More than 30,000 unique listings across the world were added to Airbnb in 2021 and the OMG! Category – which since [it was] introduced has been clicked on 2.5M times – showcases the craziest amongst them, making it easy for guests to discover these listings in places they wouldn't have otherwise looked," the spokesperson said.

Airbnb boot house
A boot house that is available to rent on Airbnb in New Zealand. The company has started a fund to create more properties like this one. Airbnb

The fund was established on June 22, with would-be hosts given a 30-day period to submit their ideas. Applications must be sent via airbnb.com/omgfund by 11:59 p.m. ET on July 22, with a series of selection phases to be conducted by judges before they announce the 100 winners (and some backup reserves) by October 10.

Besides Wolfe, the three other judges on the OMG! Fund panel are 100-year-old interior designer Iris Apfel, who is known for her unique fashion sense and helped nine presidents furnish the White House, architect Koichi Takada and Airbnb's VP of Experiential Creative Product Bruce Vaughn.

Newsweek has reached out to Airbnb for further information.

The company was founded in 2007 when two hosts opened up their San Francisco home to guests in California, and the website now boasts 4 million hosts who have welcomed more than 1 billion guests around the world.

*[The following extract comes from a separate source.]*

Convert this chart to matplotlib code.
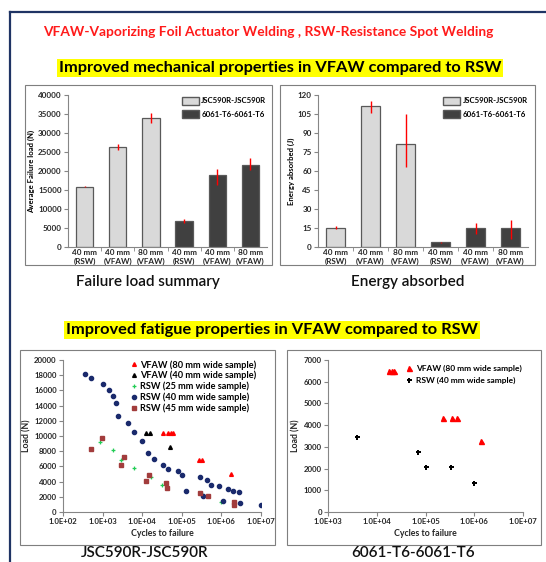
import matplotlib
matplotlib.use("Agg")
import matplotlib.pyplot as plt
from matplotlib.patches import Rectangle, Patch
from matplotlib.lines import Line2D

plt.rcParams['font.family'] = ['Lato', 'DejaVu Sans']

W, H = 546, 562
fig = plt.figure(figsize=(W / 100, H / 100), dpi=100)

def ax_px(x0, y0, x1, y1):
    return fig.add_axes([x0 / W, 1 - y1 / H, (x1 - x0) / W, (y1 - y0) / H])

def box_px(x0, y0, x1, y1, color="#7f7f7f", lw=0.8):
    fig.patches.append(Rectangle((x0 / W, 1 - y1 / H), (x1 - x0) / W, (y1 - y0) / H,
                                 transform=fig.transFigure, fill=False, edgecolor=color, lw=lw))

def ftext(x, y, s, **kw):
    fig.text(x / W, 1 - y / H, s, **kw)

# ---------------- data ----------------
categories = ["40 mm\n(RSW)", "40 mm\n(VFAW)", "80 mm\n(VFAW)", "40 mm\n(RSW)", "40 mm\n(VFAW)", "80 mm\n(VFAW)"]
material = ["JSC590R-JSC590R"] * 3 + ["6061-T6-6061-T6"] * 3
failure_load = [15900, 26200, 33850, 6860, 19050, 21550]
failure_load_err_low = [200, 700, 1300, 500, 2800, 1300]
failure_load_err_high = [200, 800, 1300, 450, 1350, 2000]
energy = [15, 111.5, 81, 3.7, 15, 15]
energy_err_low = [0.5, 5.5, 18.2, 0.4, 5, 8.7]
energy_err_high = [1.3, 4.1, 23.7, 0.4, 4, 6.1]

fl_ticks = [0, 5000, 10000, 15000, 20000, 25000, 30000, 35000, 40000]
en_ticks = [0, 15, 30, 45, 60, 75, 90, 105, 120]

xtick_labels_left = ["1.0E+02", "1.0E+03", "1.0E+04", "1.0E+05", "1.0E+06", "1.0E+07"]
xtick_labels_right = ["1.0E+03", "1.0E+04", "1.0E+05", "1.0E+06", "1.0E+07"]

# JSC590R fatigue
vfaw80_cyc = [33000, 44000, 52000, 60000, 266000, 333000, 1740000]
vfaw80_load = [10450, 10450, 10450, 10450, 6800, 6800, 5000]
vfaw40_cyc = [12800, 15800, 50400]
vfaw40_load = [10450, 10450, 8600]
rsw25_cyc = [850, 1860, 3000, 6050, 16300, 32000, 330000, 975000]
rsw25_load = [9200, 8100, 6900, 5800, 4600, 3500, 2400, 1300]
rsw40_cyc = [355, 500, 1000, 1440, 1780, 2150, 2380, 4500, 6200, 9800, 13700, 20000,
             33500, 44700, 78600, 104000, 129000, 283000, 353000, 430000, 540000,
             890000, 1070000, 1440000, 1920000, 2770000, 3000000, 10000000]
rsw40_load = [18200, 17600, 16900, 16100, 15300, 14300, 12600, 11700, 10550, 9300, 7800, 7000,
              6150, 5650, 5350, 4850, 2700, 4600, 2100, 4150, 3500,
              3400, 1500, 3000, 2750, 2650, 1250, 950]
rsw45_cyc = [500, 950, 2900, 3400, 12300, 14500, 40000, 43500, 290000, 465000, 2100000, 2100000]
rsw45_load = [8300, 9700, 6250, 7300, 4100, 4850, 3800, 3200, 2500, 2100, 1300, 900]

# 6061-T6 fatigue
al_vfaw80_cyc = [18000, 20300, 22700, 230000, 343000, 445000, 1360000]
al_vfaw80_load = [6500, 6500, 6500, 4350, 4350, 4350, 3250]
al_rsw40_cyc = [4000, 70500, 102000, 330000, 1000000]
al_rsw40_load = [3450, 2750, 2050, 2050, 1350]

LIGHT = "#d9d9d9"
DARK = "#404040"
EDGE = "#595959"
AXC = "#868686"

# ---------------- slide frame ----------------
fig.add_artist(Line2D([10 / W, 1], [1 - 12 / H, 1 - 12 / H], transform=fig.transFigure, color="#1f3464", lw=1.6))
fig.add_artist(Line2D([10 / W, 10 / W], [1 - 12 / H, 0], transform=fig.transFigure, color="#1f3464", lw=1.6))

# ---------------- headings ----------------
ftext(268, 32, "VFAW-Vaporizing Foil Actuator Welding , RSW-Resistance Spot Welding",
      ha="center", va="center", color="#ff1a1a", fontsize=9.9, fontweight="bold")
ftext(280, 68, "Improved mechanical properties in VFAW compared to RSW",
      ha="center", va="center", color="black", fontsize=11.8, fontweight="bold",
      bbox=dict(boxstyle="square,pad=0.1", facecolor="#ffff00", edgecolor="none"))
ftext(272, 330, "Improved fatigue properties in VFAW compared to RSW",
      ha="center", va="center", color="black", fontsize=11.8, fontweight="bold",
      bbox=dict(boxstyle="square,pad=0.1", facecolor="#ffff00", edgecolor="none"))

# ---------------- bar charts ----------------
def bar_panel(ax, vals, err_lo, err_hi, ticks, ylabel):
    cols = [LIGHT if m == material[0] else DARK for m in material]
    x = list(range(len(categories)))
    ax.bar(x, vals, width=0.52, color=cols, edgecolor=EDGE, linewidth=0.9, zorder=2)
    ax.errorbar(x, vals, yerr=[err_lo, err_hi], fmt="none", ecolor="#ff0000", elinewidth=1.0, capsize=0, zorder=3)
    ax.set_xlim(-0.5, len(categories) - 0.5)
    ax.set_ylim(ticks[0], ticks[-1])
    ax.set_yticks(ticks)
    ax.set_yticklabels([str(t) for t in ticks], fontsize=5.8, fontweight="bold", color="#262626")
    ax.set_xticks(x)
    ax.set_xticklabels(categories, fontsize=5.9, fontweight="bold", color="#262626", linespacing=1.25)
    ax.set_xticks([i + 0.5 for i in x[:-1]], minor=True)
    ax.tick_params(axis="x", which="major", length=0, pad=1.5)
    ax.tick_params(axis="x", which="minor", length=3, color=AXC)
    ax.tick_params(axis="y", length=3, color=AXC, pad=1.5, direction="out")
    for s in ["top", "right"]:
        ax.spines[s].set_visible(False)
    for s in ["left", "bottom"]:
        ax.spines[s].set_color(AXC)
        ax.spines[s].set_linewidth(0.8)
    ax.set_ylabel(ylabel, fontsize=5.6, fontweight="bold", labelpad=2)
    handles = [Patch(facecolor=LIGHT, edgecolor=EDGE, label=material[0]),
               Patch(facecolor=DARK, edgecolor=EDGE, label=material[3])]
    ax.legend(handles=handles, loc="upper right", bbox_to_anchor=(1.02, 1.02), frameon=False,
              prop={"size": 5.6, "weight": "bold"}, handlelength=2.2, handleheight=1.3,
              handletextpad=0.3, labelspacing=0.6, borderaxespad=0.2)

ax1 = ax_px(68, 95, 267, 247)
bar_panel(ax1, failure_load, failure_load_err_low, failure_load_err_high, fl_ticks, "Average Failure load (N)")
ax2 = ax_px(318, 95, 528, 247)
bar_panel(ax2, energy, energy_err_low, energy_err_high, en_ticks, "Energy absorbed (J)")

box_px(25, 85, 272, 265)
box_px(280, 85, 535, 265)
ftext(148, 282, "Failure load summary", ha="center", va="center", fontsize=11, fontweight="semibold", color="#111111")
ftext(408, 282, "Energy absorbed", ha="center", va="center", fontsize=11, fontweight="semibold", color="#111111")

# ---------------- scatter charts ----------------
def scatter_style(ax, xticklabels, yticks):
    ax.set_xscale("log")
    n0 = int(xticklabels[0][-2:])
    n1 = int(xticklabels[-1][-2:])
    xt = [10.0 ** k for k in range(n0, n1 + 1)]
    ax.set_xlim(xt[0], xt[-1])
    ax.set_xticks(xt)
    ax.set_xticklabels(xticklabels, fontsize=5.6, fontweight="bold", color="#262626")
    ax.xaxis.set_minor_locator(matplotlib.ticker.NullLocator())
    ax.set_ylim(yticks[0], yticks[-1])
    ax.set_yticks(yticks)
    ax.set_yticklabels([str(t) for t in yticks], fontsize=5.6, fontweight="bold", color="#262626")
    ax.tick_params(axis="both", length=3, color=AXC, pad=1.5, direction="out")
    for s in ["top", "right"]:
        ax.spines[s].set_visible(False)
    for s in ["left", "bottom"]:
        ax.spines[s].set_color(AXC)
        ax.spines[s].set_linewidth(0.8)
    ax.set_xlabel("Cycles to failure", fontsize=6.3, fontweight="bold", labelpad=3, color="#262626")
    ax.set_ylabel("Load (N)", fontsize=6.3, fontweight="bold", labelpad=2, color="#262626")

ax3 = ax_px(63, 360, 261, 512)
ax3.plot(vfaw80_cyc, vfaw80_load, ls="none", marker="^", ms=2.7, color="#ff0000", label="VFAW (80 mm wide sample)")
ax3.plot(vfaw40_cyc, vfaw40_load, ls="none", marker="^", ms=2.7, color="black", label="VFAW (40 mm wide sample)")
ax3.plot(rsw25_cyc, rsw25_load, ls="none", marker="P", ms=2.8, color="#22cc55", markeredgewidth=0, label="RSW (25 mm wide sample)")
ax3.plot(rsw40_cyc, rsw40_load, ls="none", marker="o", ms=3.0, color="#1a2a6c", label="RSW (40 mm wide sample)")
ax3.plot(rsw45_cyc, rsw45_load, ls="none", marker="s", ms=3.2, color="#a23c3c", label="RSW (45 mm wide sample)")
scatter_style(ax3, xtick_labels_left, [0, 2000, 4000, 6000, 8000, 10000, 12000, 14000, 16000, 18000, 20000])
ax3.legend(loc="upper right", bbox_to_anchor=(1.0, 1.03), frameon=False, prop={"size": 6.6, "weight": "bold"},
           handlelength=0.8, handletextpad=0.3, labelspacing=0.15, borderaxespad=0.1, markerscale=1.0)

ax4 = ax_px(328, 360, 523, 512)
ax4.plot(al_vfaw80_cyc, al_vfaw80_load, ls="none", marker="^", ms=3.6, color="#ff0000", label="VFAW (80 mm wide sample)")
ax4.plot(al_rsw40_cyc, al_rsw40_load, ls="none", marker="P", ms=3.6, color="black", markeredgewidth=0, label="RSW (40 mm wide sample)")
scatter_style(ax4, xtick_labels_right, [0, 1000, 2000, 3000, 4000, 5000, 6000, 7000])
ax4.legend(loc="upper right", bbox_to_anchor=(1.02, 1.0), frameon=False, prop={"size": 6.0, "weight": "bold"},
           handlelength=1.0, handletextpad=0.4, labelspacing=0.6, borderaxespad=0.2)

box_px(20, 350, 275, 545)
box_px(287, 350, 541, 545)
ftext(145, 553, "JSC590R-JSC590R", ha="center", va="center", fontsize=11, fontweight="semibold", color="#111111")
ftext(413, 553, "6061-T6-6061-T6", ha="center", va="center", fontsize=11, fontweight="semibold", color="#111111")

fig.savefig("out.png", dpi=100)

Occasionally, the site hits the news when vacations go wrong. One traveler was disappointed at finding her accommodation in Italy was messy and dirty, so she angrily cleaned it up — only to realize she was in someone else's home next door.

Another guest said they received "threatening" messages from their host who vowed to hunt them down by hiring a private investigator in Vancouver, Canada. The host was apparently enraged after the guest left a four-star review out of a possible five stars. Airbnb later banned the host from renting their property through the website.